Ease of customisation :- As the containers had the volumes mounted to the repos from the get go, it was easy to cusomise the code in any repo and see the changes reflected directly. And it wasn’t ease of customising other repos, it was also ease of customising devstack repo itself too.
No need of a totally different documentation, apart from some commands, all the other stuff was same as OpenedX commands
More control with developer: Essentially same as above
Disadvantages of Devstack:-
Required more setup steps to make it work with other services (for eg: frontend apps, ecomm, credentials etc)
Configuration :- Configuring devstack to work as expected was a pain, too many URLs, too many ports, none of them come by default
Provisioning :- to wait while the provisioning was done was a pain
Prone to errors :- Installing devstack and making it work was easy for current releases, but for some of the older release if we do want to get back it was a bit difficult, there were various errors.
Advantages of tutor :
Easy to install, (just 1 command and Open edX is running ?? who would’ve thunk ?)
Pre-configured with defaults, I don’t have to do Oauth entries for different services anymore or configure the sites anymore, or worry about configuring SSO redirects etc.
Easy to deploy
Community support around tutor is just great, someone already has done the stuff that needs to be done or there is already a question around the issue being faced.
Good docs
Disadvantages of tutor
Build times:-
While it’s not true, but it feels like every little change might need a re-build
Lot’s of jumping around to be done for making a small change
Difficult to customise, in case of making a default work, it’s the best, but in case there are lots of custom changes involved it takes a while to get used to. While the methods are present and documented clearly to make the customisations, it’s a bit difficult to understand how to get going and just get your changes on your platform. As a person who is purely trained on Open edX and it’s code, it can be a bit difficult to not see your changes reflected easily, or to spend 30-40mins waiting for builds just to see a change which would’ve taken you a few mins and a restart in your old environments.
New commands and learning process, it takes a while to get adjusted to new environment of tutor and it’s commands. (Although this is going to be there for any new process).
High Memory requirement:- I am not sure if this is tutor related, it could be because of Open edX codebase itself or docker configurations etc. But I feel (it’s just a feeling, no solid metrics to back me up here) that while devstack used to work well with 8 GB RAM, tutor doesn’t work well at all with 8GB of RAM. In dev or Prod. Specially while building or while running in dev mode because of the watchers etc.

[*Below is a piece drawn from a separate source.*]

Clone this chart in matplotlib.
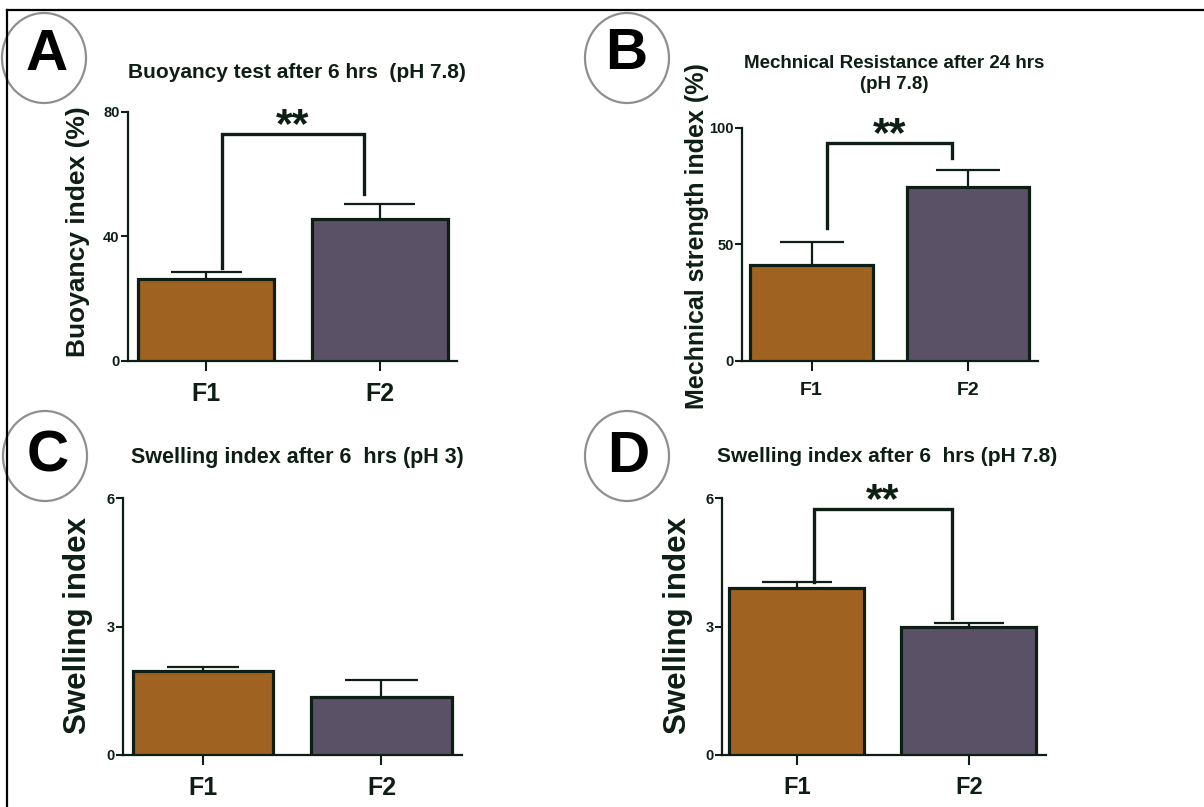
import matplotlib
matplotlib.use("Agg")
import matplotlib.pyplot as plt
from matplotlib.patches import Ellipse
from matplotlib.lines import Line2D
from matplotlib.transforms import offset_copy
import numpy as np

# ---------------- data ----------------
categories = ["F1", "F2"]

buoy_mean = [26.4, 45.6]
buoy_err = [2.2, 4.9]
buoy_ticks = [0, 40, 80]
buoy_bracket = [73.0, 30.0, 53.7]      # bracket top, left leg end, right leg end

mech_mean = [41.2, 74.7]
mech_err = [9.9, 7.3]
mech_ticks = [0, 50, 100]
mech_bracket = [93.6, 57.0, 87.0]

swell3_mean = [1.96, 1.36]
swell3_err = [0.10, 0.39]
swell3_ticks = [0, 3, 6]

swell78_mean = [3.90, 2.99]
swell78_err = [0.14, 0.09]
swell78_ticks = [0, 3, 6]
swell78_bracket = [5.75, 4.04, 3.20]

# ---------------- style ----------------
W, H = 1204, 807
DPI = 100
DARK = "#0d1f14"
C1 = "#a06221"
C2 = "#5a5166"
NARROW = ["Liberation Sans Narrow", "Liberation Sans", "DejaVu Sans"]
SANS = ["Liberation Sans", "DejaVu Sans"]

fig = plt.figure(figsize=(W / DPI, H / DPI), dpi=DPI)
fig.patch.set_facecolor("white")


def fx(px):
    return px / W


def fy(py):
    return 1 - py / H


def make_axes(x0, x1, ytop, ybot):
    return fig.add_axes([fx(x0), fy(ybot), fx(x1 - x0), (ybot - ytop) / H])


def panel(ax, means, errs, ticks, xlim, xtick_size, bracket=None, leg_off=0.1):
    x = np.arange(len(categories))
    width = 0.785
    ax.bar(x, means, width=width, color=[C1, C2], edgecolor=DARK,
           linewidth=2.3, zorder=3)
    tops = np.array(means) + np.array(errs)
    ax.vlines(x, means, tops, color=DARK, linewidth=1.6, zorder=2)
    ax.hlines(tops, x - width * 0.26, x + width * 0.26, color=DARK,
              linewidth=1.6, zorder=2)
    ax.set_xlim(*xlim)
    ax.set_ylim(ticks[0], ticks[-1])
    ax.set_yticks(ticks)
    ax.set_xticks(x)
    ax.set_xticklabels(categories)
    for s in ["top", "right"]:
        ax.spines[s].set_visible(False)
    for s in ["left", "bottom"]:
        ax.spines[s].set_linewidth(1.6)
        ax.spines[s].set_color(DARK)
    ax.tick_params(axis="y", direction="out", length=5, width=1.5,
                   color=DARK, pad=1)
    ax.tick_params(axis="x", direction="out", length=7, width=1.5,
                   color=DARK, pad=8)
    for lab in ax.get_yticklabels():
        lab.set_fontfamily(NARROW)
        lab.set_fontweight("bold")
        lab.set_fontsize(10.5)
        lab.set_color(DARK)
    for lab in ax.get_xticklabels():
        lab.set_fontfamily(NARROW)
        lab.set_fontweight("bold")
        lab.set_fontsize(xtick_size)
        lab.set_color(DARK)
    ax.set_facecolor("none")
    if bracket is not None:
        ytop, yl, yr = bracket
        xl, xr = x[0] + leg_off, x[1] - leg_off
        ax.plot([xl, xl, xr, xr], [yl, ytop, ytop, yr], color=DARK,
                linewidth=2.4, solid_joinstyle="miter", zorder=4,
                clip_on=False)
        tr = offset_copy(ax.transData, fig=fig, x=0, y=-3, units="dots")
        ax.text((xl + xr) / 2, ytop, "**", ha="center", va="baseline",
                fontsize=31, fontweight="bold", family=SANS, color=DARK,
                transform=tr)


# Panel A
axA = make_axes(128, 457, 112, 361)
panel(axA, buoy_mean, buoy_err, buoy_ticks, (-0.45, 1.445), 18,
      bracket=buoy_bracket, leg_off=0.09)
# Panel B
axB = make_axes(742, 1038, 128, 361)
panel(axB, mech_mean, mech_err, mech_ticks, (-0.445, 1.447), 14,
      bracket=mech_bracket, leg_off=0.1)
# Panel C
axC = make_axes(123, 462, 498, 755)
panel(axC, swell3_mean, swell3_err, swell3_ticks, (-0.448, 1.451), 18)
# Panel D
axD = make_axes(722, 1046, 498, 755)
panel(axD, swell78_mean, swell78_err, swell78_ticks, (-0.436, 1.448), 17,
      bracket=swell78_bracket, leg_off=0.1)

# titles
fig.text(fx(297), fy(72), "Buoyancy test after 6 hrs  (pH 7.8)", ha="center",
         va="center", fontsize=15, fontweight="bold", family=NARROW, color=DARK)
fig.text(fx(894), fy(74), "Mechnical Resistance after 24 hrs\n(pH 7.8)",
         ha="center", va="center", fontsize=13.5, fontweight="bold",
         family=NARROW, color=DARK, linespacing=1.3)
fig.text(fx(297), fy(457), "Swelling index after 6  hrs (pH 3)", ha="center",
         va="center", fontsize=15.5, fontweight="bold", family=NARROW, color=DARK)
fig.text(fx(887), fy(457), "Swelling index after 6  hrs (pH 7.8)", ha="center",
         va="center", fontsize=15, fontweight="bold", family=NARROW, color=DARK)

# y labels
fig.text(fx(78), fy(232), "Buoyancy index (%)", rotation=90, ha="center",
         va="center", fontsize=19, fontweight="bold", family=SANS, color=DARK)
fig.text(fx(697), fy(236), "Mechnical strength index (%)", rotation=90,
         ha="center", va="center", fontsize=18, fontweight="bold", family=SANS,
         color=DARK)
fig.text(fx(78), fy(625), "Swelling index", rotation=90, ha="center",
         va="center", fontsize=22.5, fontweight="bold", family=SANS, color=DARK)
fig.text(fx(678), fy(625), "Swelling index", rotation=90, ha="center",
         va="center", fontsize=22.5, fontweight="bold", family=SANS, color=DARK)

# panel letters in circles
letters = ["A", "B", "C", "D"]
centers = [(44, 58), (627, 58), (45, 456), (627, 456)]
letter_pos = [(47, 55), (626, 54), (48, 456), (628, 457)]
for lt, (cx, cy), (lx, ly) in zip(letters, centers, letter_pos):
    e = Ellipse((fx(cx), fy(cy)), width=84 / W, height=90 / H,
                transform=fig.transFigure, facecolor="none",
                edgecolor="#8f8f8f", linewidth=1.6)
    fig.add_artist(e)
    fig.text(fx(lx), fy(ly), lt, ha="center", va="center", fontsize=42,
             fontweight="bold", family=SANS, color="black")

# frame lines (top and left)
fig.add_artist(Line2D([fx(7), 1], [fy(10), fy(10)], transform=fig.transFigure,
                      color="black", linewidth=1.6))
fig.add_artist(Line2D([fx(7), fx(7)], [fy(10), 0], transform=fig.transFigure,
                      color="black", linewidth=1.6))

fig.savefig("out.png", dpi=DPI)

Many of these pain points are mostly a general reaction to anyone shifting to a new environment and it’ll get easier with time and usage of it.
Using tutor or devstack, community has come a long way from using Virtual box machines and vagrant.
One exciting thing: it feels like we’re getting closer and closer to having most of the UI implemented in MFEs. At some point, we’ll be able to remove all the static assets from edx-platform. As a test just now, I commented out the 14 commands in Tutor’s openedx Dockerfile that are related to static assets or Node.js, and the time it takes for tutor images build openedx dropped from 10 minutes to 30 seconds. And it runs fine, and works well with the MFEs - the main missing piece is that XBlocks cannot render in the learner MFE without the iframes/assets from the LMS. So it’s not quite usable yet. But, if we can solve that one thing (rendering XBlocks) and probably also implement the Instructor Dashboard in an MFE, then I think we can start to offer a “no legacy UI” build of Tutor Nightly that has all that stuff disabled and builds the platform much much faster.
Yes, the MFEs are slow to build, but at least if you’re only working on the platform, or only working on one MFE, you can rebuild just the thing you need much faster. (Also, MFEs aren’t inherently slow to build! We’re just locked into old tooling at the moment - it’s webpack, SCSS, and babel that are slow. With alternatives like SWC, Vite, Lightning CSS, etc. complete builds of even large MFEs can take under a second.)
Yeah, I understand but I don’t think that feeling is true. I’ve been using only the tutor nightly devstack for the past two years and I feel like I rebuild (via tutor dev launch -I) quite rarely, actually. Most of the time I can pull the latest build of edx-platform and it will run fine without a rebuild; or if I need to I can run migrations or rebuild static assets to fix a specific update requirement. It’s usually only if there are major changes to the system or python dependencies that I need to rebuild the images completely.
That is great, is it possible to get that updated file ?
Can you share how ? Yesterday for example I had to update a js file and for the life of me I wasn’t able to get it done with normal build images command. My changes were present in the container, but the assets were not updating, I had to build it with --no-cache to make it work.
But that’s not from scratch, right? Building from scratch, it takes my machine ~8 minutes to get from the ubuntu-20.04 base image to the point where system requirements are installed, Python retirements are installed, and edx-platform is cloned. At that point, it takes up to 10 more minute to build static assets, as you’ve pointed out. When your asset-free build took 30 seconds, I imagine that’s because all the other stuff was successfully loaded from the Docker
That’s why I’ve been working on with all the Paver removal stuff–I’m trying to get the static assets to “stick” in the Docker cache better, such that they’d only ever be rebuilt if you were actually modifying the asset sources. I’m hoping to get that into Redwood, with further improvements shortly after Redwood once Paver is actually out.
That said, removing static assets entirely would also work It’s bold to remove them now, with XBlocks and the instructor dashboard still using legacy assets, but maybe that tradeoff is worth it at this point?
Here’s an idea: Extract the edx-platform asset build into a tutor-legacy-assets plugin, which uses a Dockerfile patch to insert asset compilation into the openedx Dockerfile. It’d be installed and enabled by default so that XBlocks still render out-of-the-box, but developers could just run tutor plugins disable legacy-assets in order to get that 10 minute build speedup.
Nice, I like that idea. But it’s not just for the build speedup. It’s to create a forcing function to help finalize the transition to MFEs, and make sure they’re at feature parity or better.